Where CelebrityAI Fits

CelebrityAI is useful when you want the lip sync step to stay inside a creator workflow instead of becoming a full editing project. You can prepare the source, run the talking-video pass, and move the result toward social clips, birthday messages, demos, or promo videos.

The practical product detail is simple: credits are better spent on a strong input than on repeated retries. A clear face, a short line, and a clean audio file usually beat a flashy prompt attached to weak media.

If the project is a birthday clip, pair this article with how to make an AI celebrity birthday video. If the goal is a business announcement, read AI celebrity promo videos for small businesses before writing the final line.

Common Mistakes

The first mistake is using a line that sounds written, not spoken. Read the script out loud. If you run out of breath, the video will probably feel stiff.

The second mistake is uploading a face that is too small in the frame. Crop before generating so the mouth is visible and the head has room to move.

The third mistake is exporting before checking the opening second. On social feeds, a bad first second is more damaging than a minor flaw near the end.

When the source media and script are ready, open the CelebrityAI lip sync generator and create one short test before making a full set.

FAQ

What is an AI lip sync video generator?

It is a tool that matches visible mouth movement to uploaded speech audio, so a face in a photo or video appears to speak the line.

How long should my first lip sync video be?

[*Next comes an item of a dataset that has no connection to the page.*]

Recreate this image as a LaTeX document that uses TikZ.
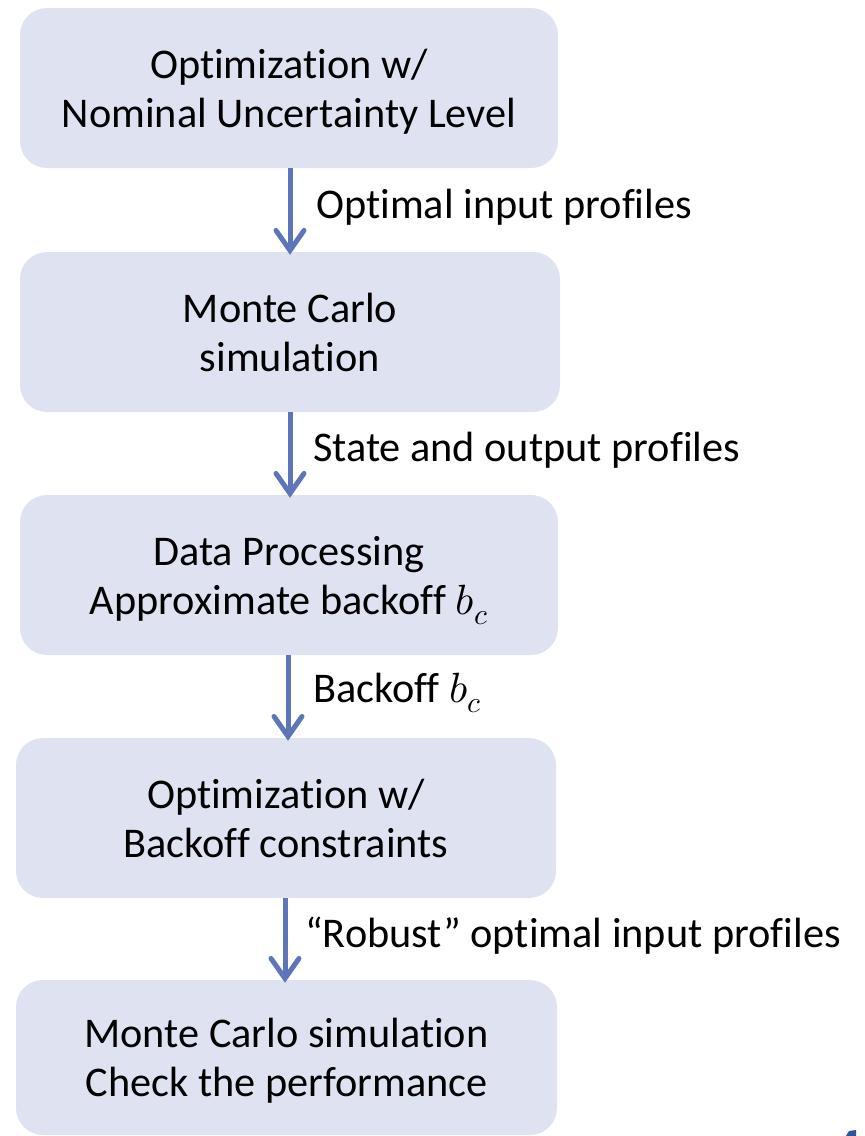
\documentclass[tikz,border=0pt]{standalone}
\usepackage{fontspec}
\usepackage{unicode-math}
\setmainfont{Carlito}[Ligatures=NoCommon]
\setmathfont{Latin Modern Math}
\usetikzlibrary{arrows.meta}
\definecolor{boxfill}{RGB}{223,227,241}
\definecolor{arrowblue}{RGB}{94,117,185}
\definecolor{markblue}{RGB}{47,85,151}
\begin{document}
\begin{tikzpicture}[x=1pt,y=-1pt,
  stagebox/.style={fill=boxfill,draw=none,rounded corners=27pt,align=center,
    font=\fontsize{42.3}{49}\selectfont,inner sep=0pt,text depth=0pt},
  flowarrow/.style={draw=arrowblue,line width=5pt,
    -{Straight Barb[length=20pt,width=28pt,line cap=round]}},
  flowlabel/.style={anchor=west,font=\fontsize{42.3}{49}\selectfont,inner sep=0pt}]
\useasboundingbox (0,0) rectangle (865,1136);
\node[stagebox,minimum width=538pt,minimum height=160pt] (b1) at (289,88)
  {Optimization w/\\Nominal Uncertainty Level};
\node[stagebox,minimum width=540pt,minimum height=160pt] (b2) at (290,332)
  {Monte Carlo\\simulation};
\node[stagebox,minimum width=538pt,minimum height=160pt] (b3) at (289,575)
  {Data Processing\\Approximate backoff $b_c$};
\node[stagebox,minimum width=540pt,minimum height=160pt] (b4) at (286,818)
  {Optimization w/\\Backoff constraints};
\node[stagebox,minimum width=541pt,minimum height=155pt] (b5) at (286.5,1057.5)
  {Monte Carlo simulation\\Check the performance};
\draw[flowarrow] (b1.south -| 290,0) -- ([yshift=-3pt]b2.north -| 290,0);
\draw[flowarrow] (b2.south -| 290,0) -- ([yshift=-3pt]b3.north -| 290,0);
\draw[flowarrow] (b3.south -| 288,0) -- ([yshift=-3pt]b4.north -| 288,0);
\draw[flowarrow] (b4.south -| 285,0) -- ([yshift=-3pt]b5.north -| 285,0);
\node[flowlabel] (l1) at (316,207) {Optimal input profiles};
\node[flowlabel] (l2) at (313,450) {State and output profiles};
\node[flowlabel] (l3) at (313,693) {Backoff $b_c$};
\node[flowlabel] (l4) at (305,936) {“Robust” optimal input profiles};
\fill[markblue] (846,1136) -- (849,1131) -- (856,1130) -- (856,1136) -- cycle;
\end{tikzpicture}
\end{document}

Start with 10 to 20 seconds. Longer clips are possible, but short previews make mistakes easier to catch and cheaper to fix.

Can I use a still photo?

Yes, if the face is clear, front-facing, and not covered. A high-quality JPG, PNG, or WebP usually works better than a compressed social screenshot.

What should I do if the mouth looks delayed?

Add a tiny pause before the first word, slow down the delivery, and remove background noise. Then run a fresh preview instead of editing the bad output.